begin Material provided

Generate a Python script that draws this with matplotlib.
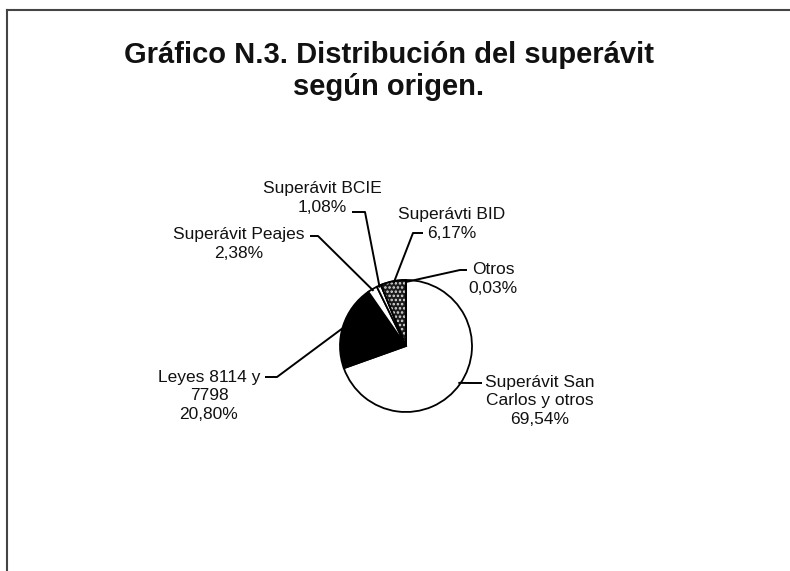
import numpy as np
import matplotlib
matplotlib.use("Agg")
import matplotlib.pyplot as plt
from matplotlib.patches import Wedge
from matplotlib.lines import Line2D

# ---- data ----
categories = ["Superávit San Carlos y otros", "Leyes 8114 y 7798", "Superávit Peajes",
              "Superávit BCIE", "Superávti BID", "Otros"]
values = [69.54, 20.80, 2.38, 1.08, 6.17, 0.03]
label_texts = ["Superávit San\nCarlos y otros\n69,54%",
               "Leyes 8114 y\n7798\n20,80%",
               "Superávit Peajes\n2,38%",
               "Superávit BCIE\n1,08%",
               "Superávti BID\n6,17%",
               "Otros\n0,03%"]
title_lines = ["Gráfico N.3. Distribución del superávit", "según origen."]

W, H = 790, 571
fig = plt.figure(figsize=(W / 100, H / 100), dpi=100)
ax = fig.add_axes([0, 0, 1, 1])

def Y(y):  # pixel-from-top -> data
    return H - y

colors = ["white", "black", "white", "white", "#1a1a1a", "white"]
cx, cy, r = 406, Y(346), 66
wedges, _ = ax.pie(values, colors=colors, startangle=90, counterclock=False,
                   center=(cx, cy), radius=r,
                   wedgeprops=dict(edgecolor="black", linewidth=1.3))

# speckle texture on BID wedge
w = wedges[4]
plt.rcParams['hatch.linewidth'] = 1.2
ov = Wedge((cx, cy), r, w.theta1, w.theta2, facecolor="none", edgecolor="#dddddd",
           hatch="....", linewidth=0)
ax.add_patch(ov)
ax.add_patch(Wedge((cx, cy), r, w.theta1, w.theta2, facecolor="none",
                   edgecolor="black", linewidth=1.3))

# label layout: text center (x, y from top), leader path points (anchor on wedge appended)
layout = [
    ((540, 401), [(482, 383), (471, 383)]),
    ((209, 396), [(265, 377), (277, 377)]),
    ((239, 244), [(310, 236), (318, 236)]),
    ((322, 198), [(352, 212), (365, 212)]),
    ((452, 224), [(423, 233), (413, 233)]),
    ((493, 279), [(467, 270), (460, 270)]),
]

fam = ["Liberation Sans", "DejaVu Sans"]
for wdg, txt, (pos, path) in zip(wedges, label_texts, layout):
    ax.text(pos[0], Y(pos[1]), txt, ha="center", va="center", fontsize=12.5,
            family=fam, linespacing=1.3, color="#111111")
    mid = np.deg2rad((wdg.theta1 + wdg.theta2) / 2)
    ax_pt = (cx + 0.97 * r * np.cos(mid), cy + 0.97 * r * np.sin(mid))
    xs = [p[0] for p in path] + [ax_pt[0]]
    ys = [Y(p[1]) for p in path] + [ax_pt[1]]
    ax.plot(xs, ys, color="black", linewidth=1.4, solid_capstyle="butt")

# title
ax.text(389, Y(63), title_lines[0], ha="center", va="baseline", fontsize=21,
        fontweight="bold", family=fam, color="#111111")
ax.text(389, Y(95), title_lines[1], ha="center", va="baseline", fontsize=21,
        fontweight="bold", family=fam, color="#111111")

ax.set_xlim(0, W)
ax.set_ylim(0, H)
ax.set_aspect("auto")
ax.axis("off")

# frame lines (top and left)
fig.add_artist(Line2D([7 / W, 1], [1 - 10 / H, 1 - 10 / H], color="#444444", linewidth=1.5))
fig.add_artist(Line2D([7 / W, 7 / W], [0, 1 - 10 / H], color="#444444", linewidth=1.5))

fig.savefig("out.png", dpi=100, facecolor="white")
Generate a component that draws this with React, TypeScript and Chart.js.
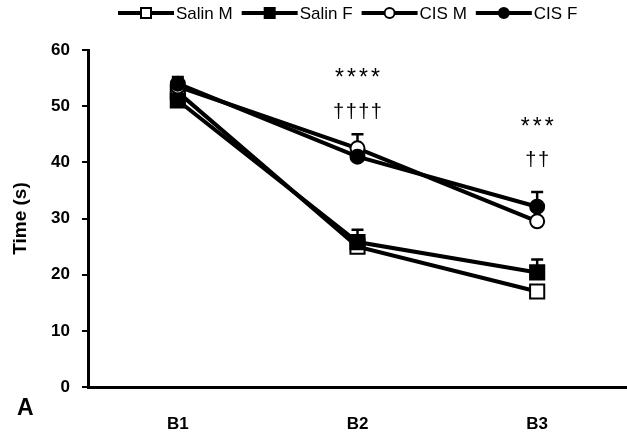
import React, { useEffect, useRef } from "react";
import { Chart, registerables } from "chart.js";

Chart.register(...registerables);

const categories = ["B1", "B2", "B3"];
const seriesNames = ["Salin M", "Salin F", "CIS M", "CIS F"];
const salinM = [52.5, 25.0, 17.0];
const salinF = [51.0, 25.8, 20.4];
const cisM = [53.5, 42.5, 29.5];
const cisF = [54.0, 41.0, 32.1];
const salinMErr = [1.5, 1.0, 0.8];
const salinFErr = [1.5, 2.2, 2.3];
const cisMErr = [1.2, 2.5, 0.6];
const cisFErr = [1.2, 1.5, 2.6];
const yMin = 0;
const yMax = 60;
const yStep = 10;
const yTitle = "Time (s)";
const panelLabel = "A";
const annotCats = ["B2", "B2", "B3", "B3"];
const annotTexts = ["****", "††††", "***", "††"];
const annotValues = [55.4, 48.8, 46.7, 40.3];

const FONT = "'Liberation Sans', Arial, sans-serif";

const allValues = [salinM, salinF, cisM, cisF];
const allErrs = [salinMErr, salinFErr, cisMErr, cisFErr];
const styles = [
  { style: "rect", fill: "#ffffff", r: 10 },
  { style: "rect", fill: "#000000", r: 10 },
  { style: "circle", fill: "#ffffff", r: 7 },
  { style: "circle", fill: "#000000", r: 7 },
];

function drawMarker(ctx: CanvasRenderingContext2D, style: string, fill: string, x: number, y: number, size: number) {
  ctx.save();
  ctx.fillStyle = fill;
  ctx.strokeStyle = "#000";
  ctx.lineWidth = 2;
  ctx.beginPath();
  if (style === "rect") {
    ctx.rect(x - size / 2, y - size / 2, size, size);
  } else {
    ctx.arc(x, y, size / 2, 0, Math.PI * 2);
  }
  ctx.fill();
  ctx.stroke();
  ctx.restore();
}

const errorBarPlugin = {
  id: "errorBars",
  beforeDatasetsDraw(chart: any) {
    const ctx = chart.ctx;
    const y = chart.scales.y;
    ctx.save();
    ctx.strokeStyle = "#000";
    ctx.lineWidth = 2.5;
    allValues.forEach((vals, i) => {
      const meta = chart.getDatasetMeta(i);
      vals.forEach((v, j) => {
        const pt = meta.data[j];
        const y0 = y.getPixelForValue(v);
        const y1 = y.getPixelForValue(v + allErrs[i][j]);
        ctx.beginPath();
        ctx.moveTo(pt.x, y0);
        ctx.lineTo(pt.x, y1);
        ctx.moveTo(pt.x - 6, y1);
        ctx.lineTo(pt.x + 6, y1);
        ctx.stroke();
      });
    });
    ctx.restore();
  },
};

const decorPlugin = {
  id: "decor",
  afterDraw(chart: any) {
    const ctx = chart.ctx as CanvasRenderingContext2D;
    const xs = chart.scales.x;
    const ys = chart.scales.y;
    const area = chart.chartArea;
    ctx.save();
    ctx.fillStyle = "#000";
    ctx.textAlign = "center";
    ctx.textBaseline = "middle";
    // x category labels
    ctx.font = `bold 17px ${FONT}`;
    categories.forEach((c, i) => {
      ctx.fillText(c, xs.getPixelForValue(i), area.bottom + 37);
    });
    // annotations
    annotTexts.forEach((t, i) => {
      const idx = categories.indexOf(annotCats[i]);
      const px = xs.getPixelForValue(idx);
      const py = ys.getPixelForValue(annotValues[i]);
      const star = t.indexOf("*") >= 0;
      ctx.font = star ? `23px ${FONT}` : `20px ${FONT}`;
      const sp = star ? 3 : 1.5;
      (ctx as any).letterSpacing = `${sp}px`;
      ctx.fillText(t, px + sp / 2, py + (star ? 3 : 0));
    });
    (ctx as any).letterSpacing = "0px";
    // y title
    ctx.save();
    ctx.translate(21, (area.top + area.bottom) / 2);
    ctx.rotate(-Math.PI / 2);
    ctx.font = `bold 19px ${FONT}`;
    ctx.fillText(yTitle, 0, 0);
    ctx.restore();
    // panel label
    ctx.font = `bold 23px ${FONT}`;
    ctx.textAlign = "left";
    ctx.fillText(panelLabel, 17, 409);
    // legend
    ctx.font = `17px ${FONT}`;
    let x = 118;
    const ly = 13;
    seriesNames.forEach((name, i) => {
      ctx.strokeStyle = "#000";
      ctx.lineWidth = 4;
      ctx.beginPath();
      ctx.moveTo(x, ly);
      ctx.lineTo(x + 56, ly);
      ctx.stroke();
      drawMarker(ctx, styles[i].style, styles[i].fill, x + 28, ly, 10);
      ctx.fillStyle = "#000";
      ctx.fillText(name, x + 58, ly + 1);
      x = x + 58 + ctx.measureText(name).width + 9;
    });
    ctx.restore();
  },
};

export default function App() {
  const ref = useRef<HTMLCanvasElement | null>(null);
  useEffect(() => {
    if (!ref.current) return;
    const datasets = allValues.map((vals, i) => ({
      label: seriesNames[i],
      data: vals,
      borderColor: "#000",
      borderWidth: 4,
      backgroundColor: styles[i].fill,
      pointStyle: styles[i].style,
      pointRadius: styles[i].r,
      pointBorderWidth: 2,
      pointBorderColor: "#000",
      pointBackgroundColor: styles[i].fill,
      tension: 0,
      order: 3 - i,
      clip: false,
    }));
    const chart = new Chart(ref.current, {
      type: "line",
      data: { labels: categories, datasets },
      plugins: [errorBarPlugin, decorPlugin],
      options: {
        animation: false,
        responsive: true,
        maintainAspectRatio: false,
        layout: { autoPadding: false, padding: { top: 50, left: 0, right: 0, bottom: 0 } },
        plugins: { legend: { display: false }, tooltip: { enabled: false } },
        scales: {
          x: {
            type: "category",
            offset: true,
            grid: { display: false, drawTicks: false },
            border: { display: true, color: "#000", width: 3 },
            ticks: { display: false },
            afterFit(scale: any) {
              scale.height = 51;
            },
          },
          y: {
            min: yMin,
            max: yMax,
            grid: { drawOnChartArea: false, drawTicks: true, tickLength: 6, color: "#000", lineWidth: 2 },
            border: { display: true, color: "#000", width: 3 },
            ticks: { stepSize: yStep, color: "#000", font: { family: FONT, size: 17, weight: "bold" }, padding: 12 },
            afterFit(scale: any) {
              scale.width = 88;
            },
          },
        },
      },
    });
    return () => chart.destroy();
  }, []);
  return (
    <div style={{ position: "absolute", left: 0, top: 0, width: 627, height: 438, background: "#fff" }}>
      <canvas ref={ref} />
    </div>
  );
}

end Material provided

Job »
Only the lines from the start of the records to the one containing "return H - y" should be repeated, exactly and with both ends kept; drop any pictures.

Response below »
Generate a Python script that draws this with matplotlib.
import numpy as np
import matplotlib
matplotlib.use("Agg")
import matplotlib.pyplot as plt
from matplotlib.patches import Wedge
from matplotlib.lines import Line2D

# ---- data ----
categories = ["Superávit San Carlos y otros", "Leyes 8114 y 7798", "Superávit Peajes",
              "Superávit BCIE", "Superávti BID", "Otros"]
values = [69.54, 20.80, 2.38, 1.08, 6.17, 0.03]
label_texts = ["Superávit San\nCarlos y otros\n69,54%",
               "Leyes 8114 y\n7798\n20,80%",
               "Superávit Peajes\n2,38%",
               "Superávit BCIE\n1,08%",
               "Superávti BID\n6,17%",
               "Otros\n0,03%"]
title_lines = ["Gráfico N.3. Distribución del superávit", "según origen."]

W, H = 790, 571
fig = plt.figure(figsize=(W / 100, H / 100), dpi=100)
ax = fig.add_axes([0, 0, 1, 1])

def Y(y):  # pixel-from-top -> data
    return H - y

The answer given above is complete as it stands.